FHA loans soar in Sacramento area

Larry Doss Monday, October 5, 2009

FHA loans soar in Sacramento area

The number of government-backed FHA loans jumped sharply last year, propping up a local real estate market otherwise saturated by loan denials.

During 2008, lenders issued 8,998 FHA loans in the Sacramento region, up from 649 during 2007, according to statistics released this week by the Federal Financial Institutions Examination Council.

"There’s been such a shift in available financing as the market bottoms out," said Larry Bush, a regional spokesman for the U.S. Department of Housing and Urban Development.

FHA loans are primarily used by people who can’t afford a big down payment, or who otherwise aren’t able to obtain mortgage insurance. FHA buyers need put down only about 3 percent. With the credit market shot, most conventional loans require at least 10 percent down.

Other than FHA loans, there are "very few lenders out there that will even toy with 95 percent financing," said John Arvanitis, owner of Sunrise Vista Mortgage, a Citrus Heights-based company that specializes in FHA loans.

FHA loans fell out of favor during the housing boom, experts said, because it didn’t matter much whether borrowers had enough for a substantial down payment. Banks were giving zero down, "no proof" mortgages left and right.
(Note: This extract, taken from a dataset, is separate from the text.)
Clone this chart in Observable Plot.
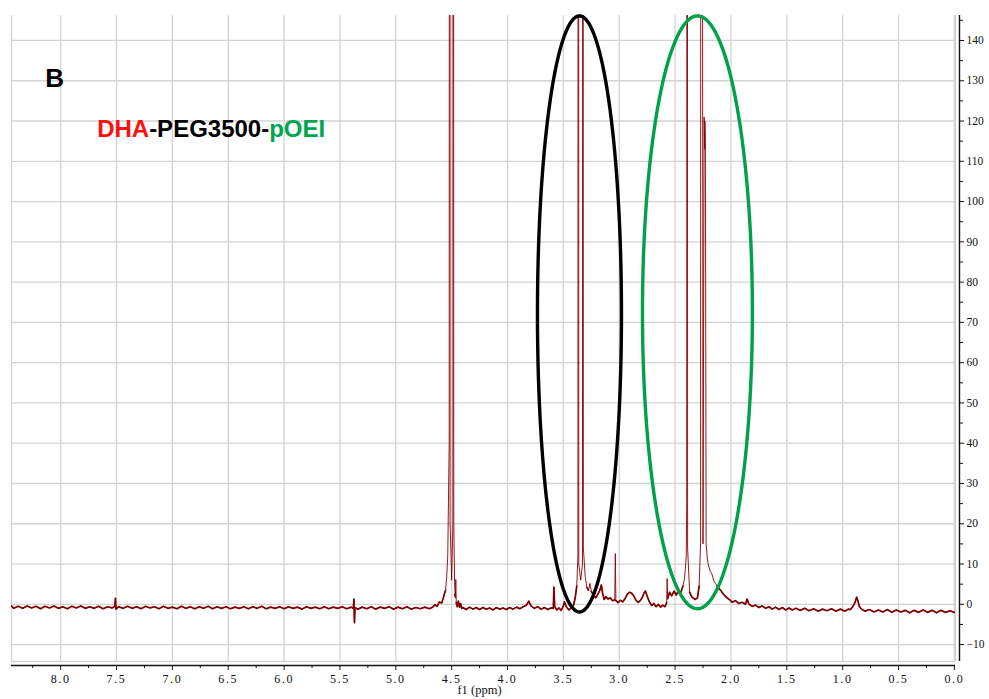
<!DOCTYPE html>
<html><head><meta charset="utf-8">
<script src="https://cdn.jsdelivr.net/npm/d3@7"></script>
<script src="https://cdn.jsdelivr.net/npm/@observablehq/plot@0.6"></script>
<style>
body{margin:0;background:#fff;overflow:hidden;}
#chart svg{display:block;}
</style>
</head><body><div id="chart"></div>
<script>
// ---- axis ticks ----
const xTicks = [8.0,7.5,7.0,6.5,6.0,5.5,5.0,4.5,4.0,3.5,3.0,2.5,2.0,1.5,1.0,0.5,0.0];
const xMinorTicks = [8.25,7.75,7.25,6.75,6.25,5.75,5.25,4.75,4.25,3.75,3.25,2.75,2.25,1.75,1.25,0.75,0.25];
const yTicks = [-10,0,10,20,30,40,50,60,70,80,90,100,110,120,130,140];
const yMinorTicks = [-5,5,15,25,35,45,55,65,75,85,95,105,115,125,135,145];
const xDomain = [8.44, -0.01];
const yDomain = [-14.2, 146.2];

// ---- spectrum (ppm, intensity); 600 = off-scale peak top ----
const baselineLeft = [[8.44,-0.4],[8.42,-1.0],[8.38,-0.5],[8.34,-1.0],[8.30,-0.4],[8.26,-0.9],[8.22,-0.5],[8.18,-1.1],[8.14,-0.5],[8.10,-0.9],[8.06,-0.4],[8.02,-1.0],[7.98,-0.6],[7.94,-1.1],[7.90,-0.5],[7.86,-0.9],[7.82,-0.4],[7.78,-1.0],[7.74,-0.6],[7.70,-1.0],[7.66,-0.5],[7.62,-1.1],[7.58,-0.6],[7.54,-0.9],[7.515,-0.5],[7.51,1.5],[7.505,-1.2],[7.48,-0.6],[7.44,-1.0],[7.40,-0.5],[7.36,-1.0],[7.32,-0.6],[7.28,-1.1],[7.24,-0.5],[7.20,-0.9],[7.16,-0.6],[7.12,-1.1],[7.08,-0.5],[7.04,-1.0],[7.00,-0.7],[6.96,-1.1],[6.92,-0.5],[6.88,-1.0],[6.84,-0.6],[6.80,-1.1],[6.76,-0.6],[6.72,-1.0],[6.68,-0.5],[6.64,-1.1],[6.60,-0.6],[6.56,-1.0],[6.52,-0.6],[6.48,-1.1],[6.44,-0.7],[6.40,-1.0],[6.36,-0.6],[6.32,-1.1],[6.28,-0.6],[6.24,-1.0],[6.20,-0.5],[6.16,-1.1],[6.12,-0.7],[6.08,-1.0],[6.04,-0.6],[6.00,-1.1],[5.96,-0.6],[5.92,-1.0],[5.88,-0.7],[5.84,-1.2],[5.80,-0.6],[5.76,-1.0],[5.72,-0.7],[5.68,-1.1],[5.64,-0.6],[5.60,-1.1],[5.56,-0.7],[5.52,-1.0],[5.48,-0.6],[5.44,-1.1],[5.40,-0.7],[5.38,-1.0],[5.375,1.3],[5.37,-4.6],[5.365,-0.8],[5.34,-1.2],[5.30,-0.7],[5.26,-1.1],[5.22,-0.6],[5.18,-1.2],[5.14,-0.7],[5.10,-1.0],[5.06,-0.6],[5.02,-1.2],[4.98,-0.7],[4.94,-1.1],[4.90,-0.6],[4.86,-1.2],[4.82,-0.8],[4.78,-1.1],[4.74,-0.7],[4.70,-1.1]];
const peak45 = [[4.67,-0.7],[4.65,-0.1],[4.63,-0.5],[4.61,0.6],[4.59,0.3],[4.575,1.5],[4.565,2.6],[4.555,3.4],[4.545,6.5],[4.535,12],[4.522,40],[4.518,600],[4.514,20],[4.50,6],[4.489,20],[4.485,600],[4.481,20],[4.474,6],[4.47,2.5],[4.466,1.8],[4.463,6.2],[4.459,0.4],[4.45,-0.6],[4.44,0.8],[4.43,-0.7],[4.42,0.2],[4.41,-1.0]];
const middle = [[4.40,-0.8],[4.37,-1.3],[4.34,-0.7],[4.31,-1.2],[4.28,-0.8],[4.25,-1.3],[4.22,-0.8],[4.19,-1.2],[4.16,-0.9],[4.13,-1.4],[4.10,-0.8],[4.07,-1.2],[4.04,-0.9],[4.01,-1.3],[3.98,-0.8],[3.95,-1.2],[3.92,-0.7],[3.89,-1.1],[3.86,-0.6],[3.83,-0.2],[3.81,0.8],[3.79,-0.4],[3.76,-1.0],[3.73,-0.6],[3.70,-1.2],[3.67,-0.8],[3.64,-1.3],[3.61,-0.9],[3.59,-1.0],[3.585,4.3],[3.578,-0.5],[3.56,-1.4],[3.54,-0.9],[3.52,-1.5],[3.50,-0.4],[3.49,0.6],[3.47,-0.8],[3.45,-1.4],[3.43,-0.9],[3.41,-0.3],[3.395,1.5],[3.38,4.5],[3.37,12],[3.366,600],[3.362,10],[3.345,6],[3.329,10],[3.325,600],[3.321,14],[3.305,7],[3.29,4.2],[3.275,3.5],[3.262,5.2],[3.25,3.2],[3.23,2.2],[3.21,1.6],[3.19,2.6],[3.175,3.4],[3.16,4.8],[3.148,2.6],[3.135,1.2],[3.12,1.9],[3.10,1.3],[3.08,1.6],[3.06,0.9],[3.04,1.1],[3.035,12.6],[3.03,0.9],[3.01,0.4],[2.99,1.0],[2.97,0.6],[2.95,1.3],[2.93,2.4],[2.91,3.0],[2.89,2.8],[2.87,2.1],[2.85,1.0],[2.83,0.5],[2.81,1.0],[2.79,1.9],[2.775,3.0],[2.765,3.3],[2.75,2.0],[2.73,0.6],[2.71,-0.3],[2.69,0.2],[2.67,-0.6],[2.65,0.0],[2.63,-0.7],[2.61,-0.2],[2.59,-0.6],[2.575,0.4],[2.571,6.4],[2.567,1.4],[2.55,3.0],[2.53,2.1],[2.51,3.3],[2.49,2.3],[2.47,3.5],[2.45,2.9],[2.43,4.5]];
const peak23 = [[2.415,6.5],[2.40,12],[2.396,25],[2.392,600],[2.388,14],[2.37,3],[2.35,1.8],[2.32,1.2],[2.30,1.6],[2.285,4.5],[2.272,15],[2.268,600],[2.25,15],[2.24,121],[2.236,113],[2.233,120],[2.229,116],[2.222,15],[2.21,11],[2.20,9.5],[2.185,8.2],[2.17,7.5],[2.155,6.0],[2.14,5.2],[2.125,4.6],[2.11,4.0],[2.09,3.4],[2.07,2.6],[2.05,2.0],[2.03,1.5],[2.01,1.1]];
const baselineRight = [[1.99,0.5],[1.96,0.9],[1.93,0.2],[1.90,0.5],[1.87,0.0],[1.855,1.3],[1.84,0.1],[1.81,-0.5],[1.78,-0.2],[1.75,-0.8],[1.72,-0.4],[1.69,-1.0],[1.66,-0.6],[1.63,-1.2],[1.60,-0.7],[1.57,-1.3],[1.54,-0.8],[1.51,-1.4],[1.48,-0.9],[1.45,-1.4],[1.42,-1.0],[1.38,-1.5],[1.34,-1.0],[1.30,-1.6],[1.26,-1.1],[1.22,-1.7],[1.18,-1.2],[1.14,-1.6],[1.10,-1.1],[1.06,-1.7],[1.02,-1.2],[0.98,-1.7],[0.95,-1.2],[0.93,-1.3],[0.91,-0.6],[0.89,0.4],[0.875,1.8],[0.865,1.0],[0.85,-0.6],[0.83,-1.2],[0.80,-1.7],[0.76,-1.3],[0.72,-1.9],[0.68,-1.4],[0.64,-1.9],[0.60,-1.3],[0.56,-2.0],[0.52,-1.4],[0.48,-1.9],[0.44,-1.5],[0.40,-2.1],[0.36,-1.5],[0.32,-2.0],[0.28,-1.4],[0.24,-2.0],[0.20,-1.5],[0.16,-2.1],[0.12,-1.5],[0.08,-2.0],[0.04,-1.6],[0.00,-2.0]];

// ---- annotations ----
const ellipseNames = ["PEG", "pOEI"];
const ellipseCenterPpm = [3.356, 2.300];
const ellipseRadiusPpm = [0.376, 0.492];
const ellipseCenterValue = [72.1, 72.5];
const ellipseRadiusValue = [74.0, 73.6];
const ellipseColors = ["#000000", "#00a14b"];
const panelLabel = {text: "B", ppm: 8.134, value: 128.3};
const titleParts = [["DHA", "#ff1010"], ["-PEG3500-", "#000000"], ["pOEI", "#00a550"]];
const titlePos = {ppm: 7.669, value: 115.9};

const spectrum = [...baselineLeft, ...peak45, ...middle, ...peak23, ...baselineRight]
  .map(([ppm, intensity]) => ({ppm, intensity}));

function ellipsePoints(i) {
  const pts = [];
  for (let k = 0; k <= 240; k++) {
    const t = (k / 240) * 2 * Math.PI;
    pts.push({
      ppm: ellipseCenterPpm[i] + ellipseRadiusPpm[i] * Math.cos(t),
      value: ellipseCenterValue[i] + ellipseRadiusValue[i] * Math.sin(t)
    });
  }
  return pts;
}

const gridStyle = {stroke: "#d3d3d3", strokeOpacity: 1, strokeWidth: 1.3};

const plot = Plot.plot({
  width: 989, height: 699,
  marginLeft: 11, marginRight: 34, marginTop: 15, marginBottom: 38,
  x: {domain: xDomain},
  y: {domain: yDomain},
  style: {background: "#fff", fontFamily: "'Liberation Serif', 'DejaVu Serif', serif", color: "#111"},
  marks: [
    Plot.gridX(xTicks, gridStyle),
    Plot.gridY(yTicks, gridStyle),
    Plot.ruleX([xDomain[0], xDomain[1]], gridStyle),
    Plot.ruleY([yDomain[0]], gridStyle),
    // thin full trace (peaks)
    Plot.line(spectrum, {x: "ppm", y: "intensity", stroke: "#8a0000", strokeWidth: 0.9, strokeLinejoin: "round", clip: true}),
    // denser look for the noisy baseline
    Plot.line(spectrum, {x: "ppm", y: d => (d.intensity < 5 ? d.intensity : NaN), stroke: "#800000", strokeWidth: 1.7, strokeLinejoin: "round", clip: true}),
    ...ellipseNames.map((n, i) => Plot.line(ellipsePoints(i), {x: "ppm", y: "value", stroke: ellipseColors[i], strokeWidth: 3.4})),
    Plot.ruleY([yDomain[0]], {dy: 4, stroke: "#111", strokeWidth: 1.4}),
    Plot.ruleX([xDomain[1]], {dx: 4, stroke: "#111", strokeWidth: 1.4}),
    Plot.axisX(xTicks, {anchor: "bottom", dy: 4, tickSize: 5, tickPadding: 4, fontSize: 12, label: null, tickFormat: d => d.toFixed(1)}),
    Plot.axisX(xMinorTicks, {anchor: "bottom", dy: 4, tickSize: 3, fill: "none", label: null}),
    Plot.axisY(yTicks, {anchor: "right", dx: 4, tickSize: 4, tickPadding: 3, fontSize: 11.5, label: null}),
    Plot.axisY(yMinorTicks, {anchor: "right", dx: 4, tickSize: 3, fill: "none", label: null}),
    Plot.text(["f1 (ppm)"], {frameAnchor: "bottom", dx: -4, dy: 32, fontSize: 12.5})
  ]
});

document.getElementById("chart").appendChild(plot);

const sx = plot.scale("x"), sy = plot.scale("y");
const svg = d3.select(plot);
svg.selectAll('g[aria-label="x-axis tick label"] text').style("letter-spacing", "1.6px");
svg.append("text")
  .attr("x", sx.apply(panelLabel.ppm)).attr("y", sy.apply(panelLabel.value))
  .attr("text-anchor", "start")
  .attr("font-family", "'Liberation Sans', Arial, sans-serif")
  .attr("font-weight", "bold").attr("font-size", 26).attr("fill", "#000")
  .text(panelLabel.text);
const title = svg.append("text")
  .attr("x", sx.apply(titlePos.ppm)).attr("y", sy.apply(titlePos.value))
  .attr("text-anchor", "start")
  .attr("font-family", "'Liberation Sans', Arial, sans-serif")
  .attr("font-weight", "bold").attr("font-size", 24);
titleParts.forEach(([t, c]) => title.append("tspan").attr("fill", c).text(t));
</script>
</body></html>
Also during the boom, FHA mortgages were capped locally around $360,000, which didn’t buy much back then. Now, prices have plunged, and the cap has been raised to $580,000, covering the vast majority of the local market.
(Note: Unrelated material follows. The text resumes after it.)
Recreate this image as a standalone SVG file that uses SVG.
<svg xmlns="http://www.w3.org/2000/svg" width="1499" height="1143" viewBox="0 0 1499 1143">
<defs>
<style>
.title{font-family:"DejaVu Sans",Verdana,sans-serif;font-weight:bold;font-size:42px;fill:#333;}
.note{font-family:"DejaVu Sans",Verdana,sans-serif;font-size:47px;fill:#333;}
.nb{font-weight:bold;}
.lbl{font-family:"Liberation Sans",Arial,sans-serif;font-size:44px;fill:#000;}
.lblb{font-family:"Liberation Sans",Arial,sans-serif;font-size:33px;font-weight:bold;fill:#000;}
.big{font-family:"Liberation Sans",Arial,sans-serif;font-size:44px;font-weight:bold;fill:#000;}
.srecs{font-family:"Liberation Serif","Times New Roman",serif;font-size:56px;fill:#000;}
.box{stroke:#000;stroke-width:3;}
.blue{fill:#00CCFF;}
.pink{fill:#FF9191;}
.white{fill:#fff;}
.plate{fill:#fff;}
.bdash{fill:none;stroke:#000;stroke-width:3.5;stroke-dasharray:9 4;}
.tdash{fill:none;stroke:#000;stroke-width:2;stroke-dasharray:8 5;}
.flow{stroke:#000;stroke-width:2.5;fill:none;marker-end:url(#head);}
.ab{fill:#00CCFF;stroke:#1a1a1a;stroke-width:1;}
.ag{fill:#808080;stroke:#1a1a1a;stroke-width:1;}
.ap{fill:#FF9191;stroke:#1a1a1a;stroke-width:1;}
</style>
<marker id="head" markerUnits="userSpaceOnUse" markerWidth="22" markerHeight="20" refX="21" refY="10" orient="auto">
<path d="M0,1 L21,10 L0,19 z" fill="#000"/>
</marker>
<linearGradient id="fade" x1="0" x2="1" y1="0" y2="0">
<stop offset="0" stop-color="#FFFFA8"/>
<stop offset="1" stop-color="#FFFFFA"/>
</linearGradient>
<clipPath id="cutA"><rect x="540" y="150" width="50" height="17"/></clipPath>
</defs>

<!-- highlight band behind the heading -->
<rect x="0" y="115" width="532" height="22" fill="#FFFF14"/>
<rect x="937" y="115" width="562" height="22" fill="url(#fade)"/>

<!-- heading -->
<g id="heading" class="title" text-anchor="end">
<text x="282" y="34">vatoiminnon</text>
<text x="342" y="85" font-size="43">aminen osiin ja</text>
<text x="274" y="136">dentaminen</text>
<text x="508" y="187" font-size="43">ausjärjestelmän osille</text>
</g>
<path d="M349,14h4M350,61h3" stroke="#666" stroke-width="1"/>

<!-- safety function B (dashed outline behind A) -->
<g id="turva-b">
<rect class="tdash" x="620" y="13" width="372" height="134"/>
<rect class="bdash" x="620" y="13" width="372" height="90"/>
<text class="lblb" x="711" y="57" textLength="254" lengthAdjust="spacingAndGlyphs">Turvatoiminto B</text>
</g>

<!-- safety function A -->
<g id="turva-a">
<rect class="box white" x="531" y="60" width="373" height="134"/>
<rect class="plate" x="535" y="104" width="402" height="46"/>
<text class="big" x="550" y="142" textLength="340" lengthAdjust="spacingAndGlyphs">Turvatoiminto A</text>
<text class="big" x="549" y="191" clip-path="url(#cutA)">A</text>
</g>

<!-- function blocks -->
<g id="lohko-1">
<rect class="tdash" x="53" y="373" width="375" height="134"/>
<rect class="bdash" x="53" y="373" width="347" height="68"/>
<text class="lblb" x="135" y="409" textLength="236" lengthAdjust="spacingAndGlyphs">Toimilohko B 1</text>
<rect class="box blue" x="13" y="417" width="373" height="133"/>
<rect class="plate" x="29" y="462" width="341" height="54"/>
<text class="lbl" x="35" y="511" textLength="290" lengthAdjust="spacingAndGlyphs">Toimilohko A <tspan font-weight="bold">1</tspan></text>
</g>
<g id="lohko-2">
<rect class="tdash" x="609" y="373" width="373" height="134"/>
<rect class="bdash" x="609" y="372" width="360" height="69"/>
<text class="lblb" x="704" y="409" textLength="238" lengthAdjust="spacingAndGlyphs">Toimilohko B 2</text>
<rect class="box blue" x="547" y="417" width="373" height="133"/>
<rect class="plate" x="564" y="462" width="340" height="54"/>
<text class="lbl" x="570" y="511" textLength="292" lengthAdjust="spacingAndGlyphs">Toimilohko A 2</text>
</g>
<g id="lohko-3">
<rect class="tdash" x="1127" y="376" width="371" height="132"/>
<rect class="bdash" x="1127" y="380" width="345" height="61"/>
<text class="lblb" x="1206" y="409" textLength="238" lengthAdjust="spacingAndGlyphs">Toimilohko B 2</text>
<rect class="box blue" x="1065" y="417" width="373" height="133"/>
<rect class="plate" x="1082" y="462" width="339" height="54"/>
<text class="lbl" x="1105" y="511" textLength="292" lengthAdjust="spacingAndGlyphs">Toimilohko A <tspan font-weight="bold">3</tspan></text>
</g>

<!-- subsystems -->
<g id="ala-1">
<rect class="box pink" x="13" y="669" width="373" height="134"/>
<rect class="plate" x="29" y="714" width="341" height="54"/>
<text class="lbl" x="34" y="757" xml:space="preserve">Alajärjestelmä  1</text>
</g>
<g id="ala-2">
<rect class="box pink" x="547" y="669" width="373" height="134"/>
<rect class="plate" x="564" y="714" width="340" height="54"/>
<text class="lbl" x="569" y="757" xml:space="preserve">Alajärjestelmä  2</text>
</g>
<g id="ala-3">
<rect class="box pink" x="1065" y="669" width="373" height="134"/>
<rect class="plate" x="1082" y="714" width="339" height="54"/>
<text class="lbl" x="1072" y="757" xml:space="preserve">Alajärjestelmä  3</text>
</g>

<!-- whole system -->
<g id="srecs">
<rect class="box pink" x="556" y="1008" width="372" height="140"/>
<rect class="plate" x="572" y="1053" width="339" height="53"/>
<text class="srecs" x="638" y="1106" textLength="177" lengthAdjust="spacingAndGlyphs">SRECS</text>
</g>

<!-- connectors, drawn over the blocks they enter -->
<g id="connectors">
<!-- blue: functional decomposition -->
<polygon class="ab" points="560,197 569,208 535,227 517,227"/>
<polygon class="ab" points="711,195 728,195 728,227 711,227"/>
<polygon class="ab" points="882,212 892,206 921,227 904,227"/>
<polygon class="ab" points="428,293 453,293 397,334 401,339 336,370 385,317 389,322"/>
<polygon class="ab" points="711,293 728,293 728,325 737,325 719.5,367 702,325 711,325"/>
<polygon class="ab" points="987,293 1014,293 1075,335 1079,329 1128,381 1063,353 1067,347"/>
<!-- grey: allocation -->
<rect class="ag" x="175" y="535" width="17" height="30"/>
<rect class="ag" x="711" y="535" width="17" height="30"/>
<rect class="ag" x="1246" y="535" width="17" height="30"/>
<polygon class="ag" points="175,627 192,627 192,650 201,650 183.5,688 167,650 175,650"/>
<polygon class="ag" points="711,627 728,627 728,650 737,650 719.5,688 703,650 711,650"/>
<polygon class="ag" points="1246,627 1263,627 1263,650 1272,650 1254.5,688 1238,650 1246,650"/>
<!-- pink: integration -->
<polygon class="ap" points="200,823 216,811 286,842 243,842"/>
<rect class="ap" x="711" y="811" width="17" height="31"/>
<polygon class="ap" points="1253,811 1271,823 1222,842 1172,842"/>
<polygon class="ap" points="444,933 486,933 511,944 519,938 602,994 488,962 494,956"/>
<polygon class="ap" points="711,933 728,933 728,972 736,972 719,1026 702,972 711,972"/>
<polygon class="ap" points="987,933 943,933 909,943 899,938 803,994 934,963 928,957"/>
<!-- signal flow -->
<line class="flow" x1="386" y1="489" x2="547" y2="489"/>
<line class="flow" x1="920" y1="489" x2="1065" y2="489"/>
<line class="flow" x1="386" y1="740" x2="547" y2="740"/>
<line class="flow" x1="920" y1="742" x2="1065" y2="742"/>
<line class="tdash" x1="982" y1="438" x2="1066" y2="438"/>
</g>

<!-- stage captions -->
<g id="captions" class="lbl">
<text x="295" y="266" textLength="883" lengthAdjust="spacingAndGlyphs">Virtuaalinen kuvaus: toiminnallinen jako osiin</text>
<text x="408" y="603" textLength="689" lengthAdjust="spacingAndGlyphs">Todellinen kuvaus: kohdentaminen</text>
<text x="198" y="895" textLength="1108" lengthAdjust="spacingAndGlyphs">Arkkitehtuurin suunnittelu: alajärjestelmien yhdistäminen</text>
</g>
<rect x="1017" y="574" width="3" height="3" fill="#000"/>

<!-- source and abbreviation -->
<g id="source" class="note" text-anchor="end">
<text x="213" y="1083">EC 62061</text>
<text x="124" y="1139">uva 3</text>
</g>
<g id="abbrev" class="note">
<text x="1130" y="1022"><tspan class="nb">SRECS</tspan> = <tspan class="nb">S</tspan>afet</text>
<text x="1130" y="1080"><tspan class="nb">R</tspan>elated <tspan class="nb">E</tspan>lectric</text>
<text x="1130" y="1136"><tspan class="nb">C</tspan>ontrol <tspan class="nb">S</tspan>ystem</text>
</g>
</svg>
"Even during the subprime era, I was trying to get people to go with FHA loans," Arvanitis said, adding that it was a tougher sell back then.
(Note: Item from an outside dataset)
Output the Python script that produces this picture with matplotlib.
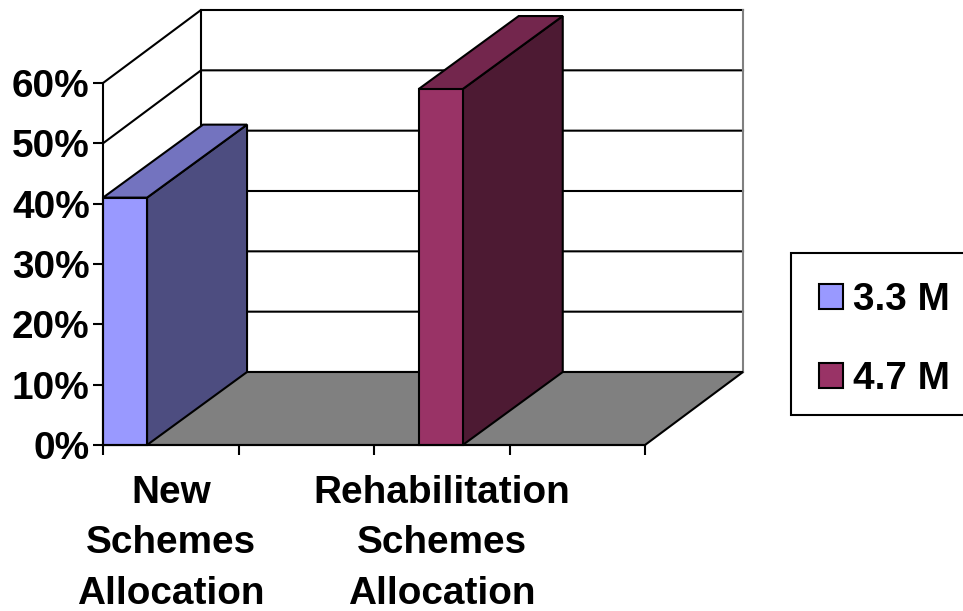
import matplotlib
matplotlib.use("Agg")
import matplotlib.pyplot as plt
from matplotlib.patches import Polygon, Patch, Rectangle

plt.rcParams['font.family'] = ['Liberation Sans', 'DejaVu Sans']
plt.rcParams['font.weight'] = 'bold'

categories = ["New\nSchemes\nAllocation", "Rehabilitation\nSchemes\nAllocation"]
category_pos = [0.5, 2.5]
series_names = ["3.3 M", "4.7 M"]
series_values = [41, 59]
bar_left = [0.0, 2.33]
bar_width = 0.325
y_ticks = [0, 10, 20, 30, 40, 50, 60]
y_labels = ["0%", "10%", "20%", "30%", "40%", "50%", "60%"]
x_ticks = [0, 1, 2, 3, 4]
front_colors = ["#9999FF", "#993366"]
top_colors = ["#7373BF", "#73264D"]
side_colors = ["#4D4D80", "#4D1A33"]
floor_color = "#808080"

W, H = 963, 611
LW = 1.5
FS = 27.9
fig = plt.figure(figsize=(W / 100, H / 100), dpi=100, facecolor="white")
ax = fig.add_axes([103 / W, (H - 445) / H, 542 / W, 362 / H])
ax.set_xlim(0, 4)
ax.set_ylim(0, 60)
ax.patch.set_visible(False)
for s in ("top", "right"):
    ax.spines[s].set_visible(False)
for s in ("left", "bottom"):
    ax.spines[s].set_linewidth(LW)
    ax.spines[s].set_zorder(6)

# oblique depth offset, in data units
dx = 98 / 135.5
dy = 73 / (362 / 60)
bar_dx = 100 / 135.5


def poly(pts, fc, z):
    ax.add_patch(Polygon(pts, closed=True, facecolor=fc, edgecolor="black",
                         linewidth=LW, joinstyle="miter", clip_on=False, zorder=z))


# walls and gridlines
for v in y_ticks:
    ax.plot([0, dx, 4 + dx], [v, v + dy, v + dy], color="black", lw=LW,
            clip_on=False, zorder=1, solid_joinstyle="miter")
ax.plot([dx, dx], [dy, 60 + dy], color="black", lw=LW, clip_on=False, zorder=1)
ax.plot([4 + dx, 4 + dx], [dy, 60 + dy], color="#808080", lw=LW, clip_on=False, zorder=1)

# floor
poly([(0, 0), (4, 0), (4 + dx, dy), (dx, dy)], floor_color, 2)

# bars
for i, (x0, v) in enumerate(zip(bar_left, series_values)):
    x1 = x0 + bar_width
    poly([(x1, 0), (x1 + bar_dx, dy), (x1 + bar_dx, v + dy), (x1, v)], side_colors[i], 3)
    poly([(x0, v), (x1, v), (x1 + bar_dx, v + dy), (x0 + bar_dx, v + dy)], top_colors[i], 3)
    poly([(x0, 0), (x1, 0), (x1, v), (x0, v)], front_colors[i], 4)

# axes ticks
ax.set_yticks(y_ticks)
ax.set_yticklabels(y_labels, fontsize=FS, fontweight="bold")
ax.set_xticks(x_ticks)
ax.set_xticklabels([])
ax.set_xticks(category_pos, minor=True)
ax.set_xticklabels(categories, minor=True, fontsize=FS, fontweight="bold", linespacing=1.53)
ax.tick_params(axis="y", length=7.2, width=LW, pad=2.4, color="black")
ax.tick_params(axis="x", which="major", length=7, width=LW, color="black")
ax.tick_params(axis="x", which="minor", length=0, pad=21.3)

# legend
fig.add_artist(Rectangle((791 / W, (H - 415) / H), 180 / W, 162 / H, transform=fig.transFigure,
                         facecolor="white", edgecolor="black", linewidth=LW))
handles = [Patch(facecolor=c, edgecolor="black", linewidth=LW) for c in front_colors]
leg = fig.legend(handles, series_names, loc="center left", bbox_to_anchor=(819 / W, (H - 339.5) / H),
                 frameon=False, prop={"size": FS, "weight": "bold"}, handlelength=0.62,
                 handleheight=0.62, handletextpad=0.25, labelspacing=1.1, borderpad=0,
                 borderaxespad=0)

fig.savefig("out.png", dpi=100)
FHA insures loans; it doesn’t make them. Like any insurer, the government tries to be careful before it acts.

There’s a pretty long list of standards that a home must meet before an FHA loan will be administered, said Scott Burton, who specializes in FHA homes and runs Burton & Co. Real Estate Appraisals, a local outfit.

For instance, homes often don’t pass muster because of lead-based paint, or roof or termite damage, Burton said.

The number of FHA loans issued locally would be even higher if the banks that owned foreclosed properties were willing to fix them up to FHA standards. Instead, "they want to sell them as is," said Burton, adding that banks are slowly coming around.

The 8,998 loans for 2008 also includes a small number of VA loans, which have slightly different terms.

The FHA loans are one of the few bright spots in the new federal report. It showed lenders denying about one-third of home loan applications in the Sacramento region during 2008, roughly double the percentage of denials in 2005 and similar to 2007, another bad year.

Mark Van Winkle and his family recently bought a home in Carmichael using an FHA loan. He’s been in the Sacramento area for decades and has owned a house before, but got into some financial trouble around the turn of the century, forcing him to rent.

"We had no choice but to go with an FHA loan because of financial reasons," said Van Winkle, who got his loan through Sunrise Vista.

Despite his hands being tied, "it went really smooth," Van Winkle added.